◆ **Problem description**
Copy the records below word for word, from the first line through the line that contains "const yLabels = ['0','1','2','3','4','5','6','7'];", and leave out any pictures.
== Available records
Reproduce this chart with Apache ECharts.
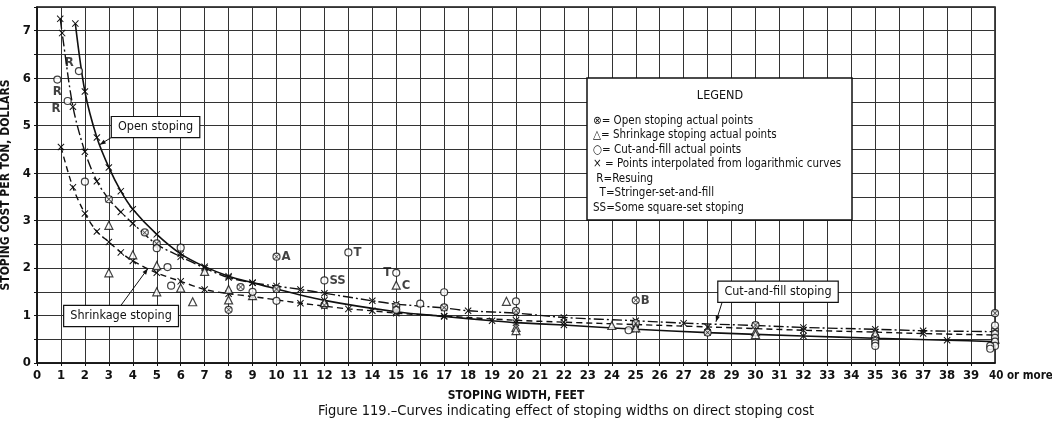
<!DOCTYPE html>
<html><head><meta charset="utf-8">
<script src="https://cdn.jsdelivr.net/npm/echarts@6/dist/echarts.min.js"></script>
<style>html,body{margin:0;padding:0;background:#fff}#c{width:1052px;height:424px}</style>
</head><body><div id="c"></div>
<script>
// ---------- DATA ----------
const xLabels = ['0','1','2','3','4','5','6','7','8','9','10','11','12','13','14','15','16','17','18','19','20',
  '21','22','23','24','25','26','27','28','29','30','31','32','33','34','35','36','37','38','39','40 or more'];
const yLabels = ['0','1','2','3','4','5','6','7'];

// curves (x = stoping width ft, y = cost $/ton), points interpolated from logarithmic curves
const openCurve = [[1.6,7.15],[2,5.72],[2.5,4.75],[3,4.12],[3.5,3.62],[4,3.24],[5,2.71],[6,2.3],[7,2.03],[8,1.83],[9,1.69],[10,1.56],[12,1.32],[15,1.08],[17,0.98],[19,0.89],[20,0.85],[22,0.8],[25,0.71],[28,0.64],[32,0.57],[35,0.52],[38,0.48],[40,0.45]];
const cutFillCurve = [[0.97,7.25],[1.05,6.95],[1.5,5.4],[2,4.45],[2.5,3.83],[3,3.45],[3.5,3.18],[4,2.94],[5,2.5],[6,2.24],[7,2.0],[8,1.8],[9,1.69],[10,1.62],[11,1.55],[12,1.47],[14,1.31],[15,1.24],[17,1.16],[18,1.1],[20,1.05],[22,0.96],[25,0.89],[27,0.84],[30,0.79],[32,0.75],[35,0.71],[37,0.68],[40,0.66]];
const shrinkCurve = [[1.0,4.55],[1.5,3.7],[2,3.15],[2.5,2.77],[3,2.55],[3.5,2.33],[4,2.15],[5,1.9],[6,1.72],[7,1.55],[8,1.46],[9,1.4],[11,1.26],[12,1.2],[13,1.14],[14,1.1],[15,1.05],[17,0.99],[20,0.9],[22,0.86],[25,0.81],[28,0.76],[32,0.69],[35,0.65],[37,0.62],[40,0.59]];

// actual points [x, y, note]
const openActual = [[3,3.45],[4.5,2.75],[5,2.52],[8,1.12],[8.5,1.6],[10,2.24,'A'],[10,1.56],[12,1.22],[15,1.2],[17,1.17],[20,1.1],[25,1.32,'B'],[25,0.84],[28,0.64],[30,0.8],[35,0.55],[40,1.05],[40,0.7]];
const shrinkActual = [[3,2.9],[3,1.9],[4,2.28],[5,2.05],[5,1.5],[6,1.58],[6.5,1.29],[7,1.93],[8,1.55],[8,1.33],[9,1.42],[12,1.27],[15,1.64,'C'],[19.6,1.3],[20,0.75],[20,0.68],[24,0.79],[25,0.74],[30,0.66],[30,0.6],[35,0.62],[40,0.5]];
const cutFillActual = [[0.85,5.97,'R'],[1.28,5.52,'R'],[1.75,6.15,'R'],[2,3.82],[5,2.42],[5.45,2.02],[5.6,1.63],[6,2.43],[9,1.5],[10,1.31],[12,1.74,'SS'],[13,2.33,'T'],[15,1.9,'T'],[15,1.12],[16,1.25],[17,1.49],[20,1.3],[24.7,0.69],[35,0.48],[35,0.42],[35,0.36],[40,0.79],[40,0.62],[40,0.53],[40,0.45],[40,0.36],[39.8,0.36],[39.8,0.3]];

const legendLines = ['LEGEND','\u2297= Open stoping actual points','\u25B3= Shrinkage stoping actual points','\u25CB= Cut-and-fill actual points',
  '\u00D7 = Points interpolated from logarithmic curves',' R=Resuing','  T=Stringer-set-and-fill','SS=Some square-set stoping'];
const curveNames = ['Open stoping','Shrinkage stoping','Cut-and-fill stoping'];
const caption = 'Figure 119.\u2013Curves indicating effect of stoping widths on direct stoping cost';

// ---------- STYLE ----------
const FONT = "'Liberation Sans Narrow','DejaVu Sans Condensed',sans-serif";
const INK = '#111';
const XPATH = 'path://M0,1L1,0L5,4L9,0L10,1L6,5L10,9L9,10L5,6L1,10L0,9L4,5Z';
const XMAX = xLabels.length - 1;

const chart = echarts.init(document.getElementById('c'), null, {renderer:'canvas'});

function notePos(p){
  if (p[2]==='R') { if (p[0]<1) return {position:'bottom',offset:[0,-1]}; if (p[0]<1.5) return {position:'left',offset:[-1,8]}; return {position:'left',offset:[1,-8]}; }
  if (p[2]==='T' && p[0]===15) return {position:'left',offset:[1,0]};
  return {position:'right',offset:[-1,0]};
}
function pts(arr){
  return arr.map(p => {
    const o = {value:[p[0],p[1]]};
    if (p[2]) { const lp = notePos(p); o.label = {show:true, formatter:p[2], position:lp.position, offset:lp.offset,
      color:INK, fontFamily:FONT, fontSize:13, fontWeight:'bold', distance:2}; }
    return o;
  });
}
function lineSeries(data, type, w){
  return {type:'line', data:data, smooth:0.3, symbol:XPATH, symbolSize:7,
    itemStyle:{color:INK}, lineStyle:{color:INK, width:w, type:type}, z:3, silent:true, animation:false};
}

const option = {
  backgroundColor:'#fff',
  animation:false,
  grid:{left:37, right:57, top:7, bottom:61, show:true, borderColor:INK, borderWidth:1.5, containLabel:false, outerBoundsMode:'none'},
  xAxis:{type:'value', min:0, max:XMAX, interval:1,
    name:'STOPING WIDTH, FEET', nameLocation:'middle', nameGap:27,
    nameTextStyle:{fontFamily:FONT, fontSize:12, fontWeight:'bold', color:INK},
    axisLine:{lineStyle:{color:INK, width:1.5}}, axisTick:{length:3, lineStyle:{color:INK}},
    axisLabel:{formatter:v=>xLabels[Math.round(v)], color:INK, fontFamily:FONT, fontSize:13, fontWeight:'bold', margin:6,
      showMaxLabel:false, hideOverlap:false},
    splitLine:{lineStyle:{color:'#333', width:1}}},
  yAxis:{type:'value', min:0, max:7.5, interval:0.5,
    name:'STOPING COST PER TON, DOLLARS', nameLocation:'middle', nameGap:22,
    nameTextStyle:{fontFamily:FONT, fontSize:12, fontWeight:'bold', color:INK},
    axisLine:{lineStyle:{color:INK, width:1.5}}, axisTick:{length:3, lineStyle:{color:INK}},
    axisLabel:{formatter:v=>Number.isInteger(v)?yLabels[v]:'', color:INK, fontFamily:FONT, fontSize:13, fontWeight:'bold', margin:6},
    splitLine:{lineStyle:{color:'#333', width:1}}},
  series:[
    lineSeries(openCurve, 'solid', 1.6),
    lineSeries(shrinkCurve, [6,4], 1.4),
    lineSeries(cutFillCurve, [10,3,2,3], 1.4),
    {type:'scatter', data:pts(openActual), symbol:'circle', symbolSize:7, z:5,
      itemStyle:{color:'#fff', borderColor:INK, borderWidth:1.2}},
    {type:'scatter', data:openActual.map(p=>[p[0],p[1]]), symbol:XPATH, symbolSize:5, z:6, itemStyle:{color:INK}, silent:true},
    {type:'scatter', data:pts(shrinkActual), symbol:'triangle', symbolSize:8, z:5,
      itemStyle:{color:'#fff', borderColor:INK, borderWidth:1.2}},
    {type:'scatter', data:pts(cutFillActual), symbol:'circle', symbolSize:7, z:5,
      itemStyle:{color:'#fff', borderColor:INK, borderWidth:1.2}}
  ]
};
chart.setOption(option);

// ---------- annotations ----------
const annotations = [
  {text:curveNames[0], at:[4.95,4.97], from:[3.2,4.78], to:[2.62,4.6]},
  {text:curveNames[1], at:[3.51,0.99], from:[3.47,1.19], to:[4.63,1.99]},
  {text:curveNames[2], at:[30.94,1.5], from:[28.6,1.27], to:[28.35,0.87]}
];
const g = [];
annotations.forEach(a => {
  const c = chart.convertToPixel({gridIndex:0}, a.at);
  const p0 = chart.convertToPixel({gridIndex:0}, a.from);
  const p1 = chart.convertToPixel({gridIndex:0}, a.to);
  const dx = p1[0]-p0[0], dy = p1[1]-p0[1], L = Math.hypot(dx,dy), ux = dx/L, uy = dy/L;
  g.push({type:'line', z:10, shape:{x1:p0[0],y1:p0[1],x2:p1[0],y2:p1[1]}, style:{stroke:INK, lineWidth:1}});
  g.push({type:'polygon', z:10, shape:{points:[[p1[0],p1[1]],[p1[0]-ux*6+uy*2.2,p1[1]-uy*6-ux*2.2],[p1[0]-ux*6-uy*2.2,p1[1]-uy*6+ux*2.2]]}, style:{fill:INK}});
  g.push({type:'text', z:11, x:c[0], y:c[1], style:{text:a.text, align:'center', verticalAlign:'middle',
    font:'12.5px '+FONT, fill:INK, backgroundColor:'#fff', borderColor:INK, borderWidth:1.2, padding:[4,6,3,6]}});
});
// last x tick label ("40 or more"), placed at the axis max tick
const pMax = chart.convertToPixel({gridIndex:0}, [XMAX, 0]);
g.push({type:'text', z:11, x:pMax[0]-6, y:pMax[1]+13, style:{text:xLabels[XMAX], align:'left', verticalAlign:'middle',
  font:'bold 11.5px '+FONT, fill:INK}});
// legend box
g.push({type:'rect', z:10, shape:{x:587, y:78, width:265, height:142}, style:{fill:'#fff', stroke:INK, lineWidth:1.5}});
g.push({type:'text', z:11, x:720, y:96, style:{text:legendLines[0], align:'center', verticalAlign:'middle', font:'12.5px '+FONT, fill:INK}});
legendLines.slice(1).forEach((t,i) => {
  g.push({type:'text', z:11, x:593, y:121+i*14.5, style:{text:t, align:'left', verticalAlign:'middle', font:'11.5px '+FONT, fill:INK}});
});
// caption
g.push({type:'text', z:11, x:566, y:411, style:{text:caption, align:'center', verticalAlign:'middle', font:'14.5px '+FONT, fill:INK}});
chart.setOption({graphic:g});
</script></body></html>
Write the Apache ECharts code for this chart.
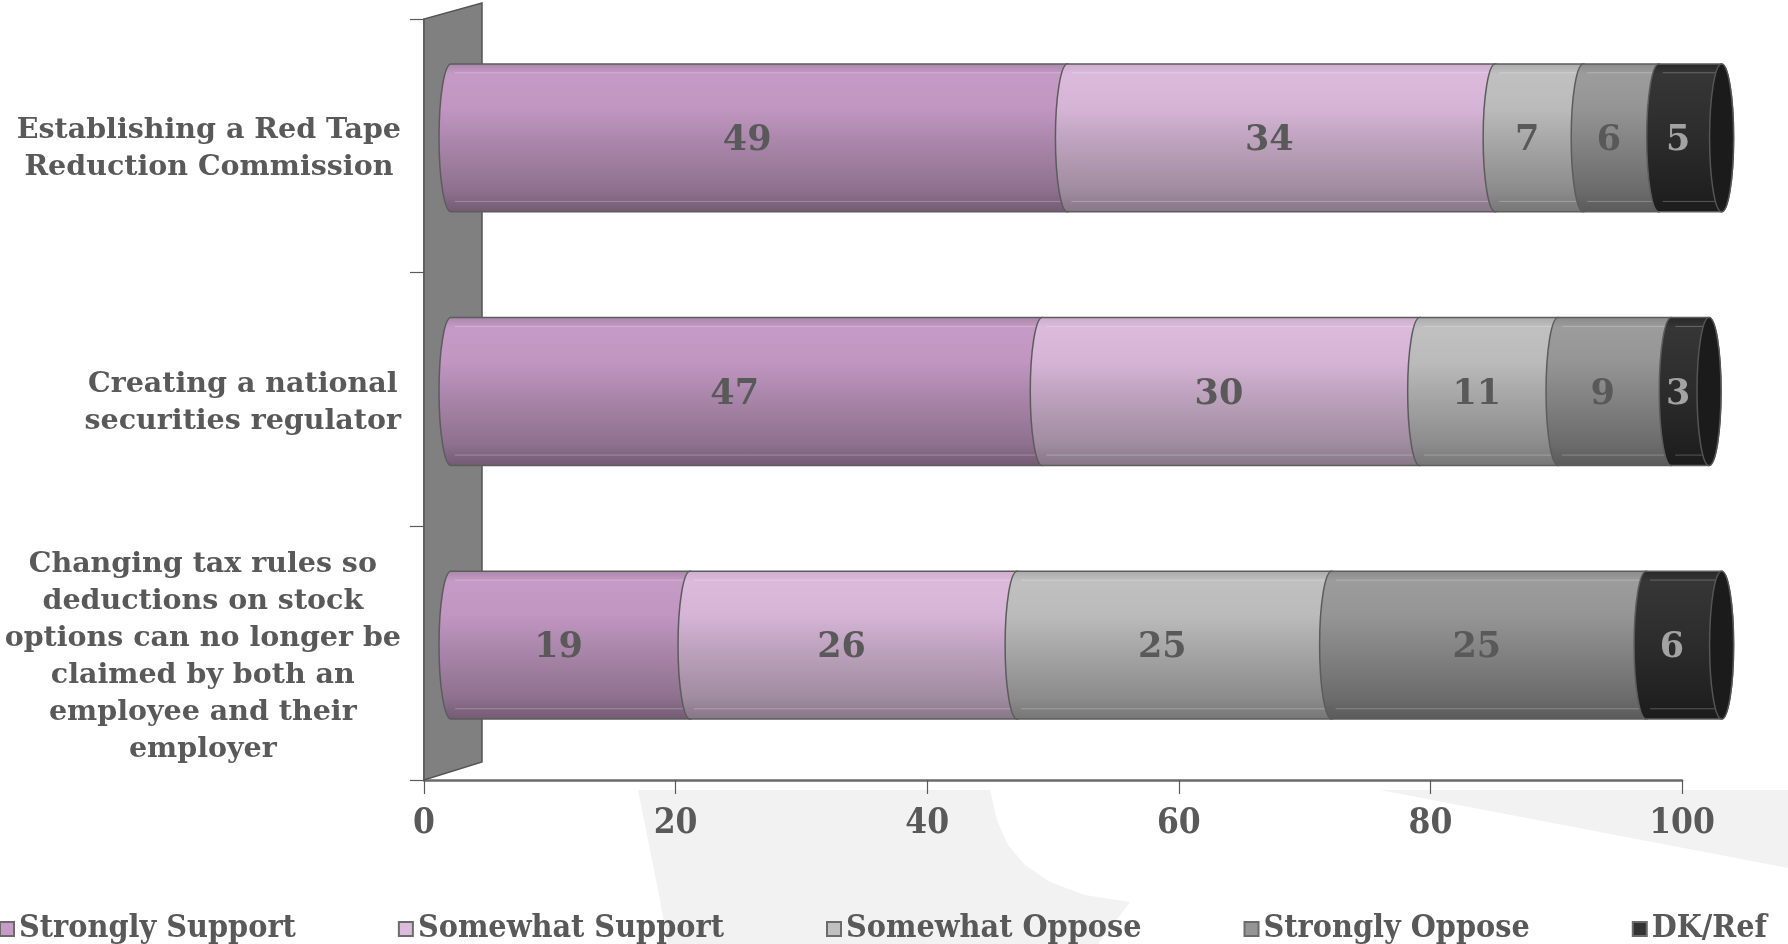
====
◆ **Response for this exercise**
Reproduce this chart with Apache ECharts.
<!DOCTYPE html>
<html><head><meta charset="utf-8">
<script src="https://cdn.jsdelivr.net/npm/echarts@6/dist/echarts.min.js"></script>
<style>html,body{margin:0;padding:0;background:#fff}#c{width:1052px;height:424px}</style>
</head><body><div id="c"></div>
<script>
// ---------- DATA ----------
const xLabels = ['0','1','2','3','4','5','6','7','8','9','10','11','12','13','14','15','16','17','18','19','20',
  '21','22','23','24','25','26','27','28','29','30','31','32','33','34','35','36','37','38','39','40 or more'];
const yLabels = ['0','1','2','3','4','5','6','7'];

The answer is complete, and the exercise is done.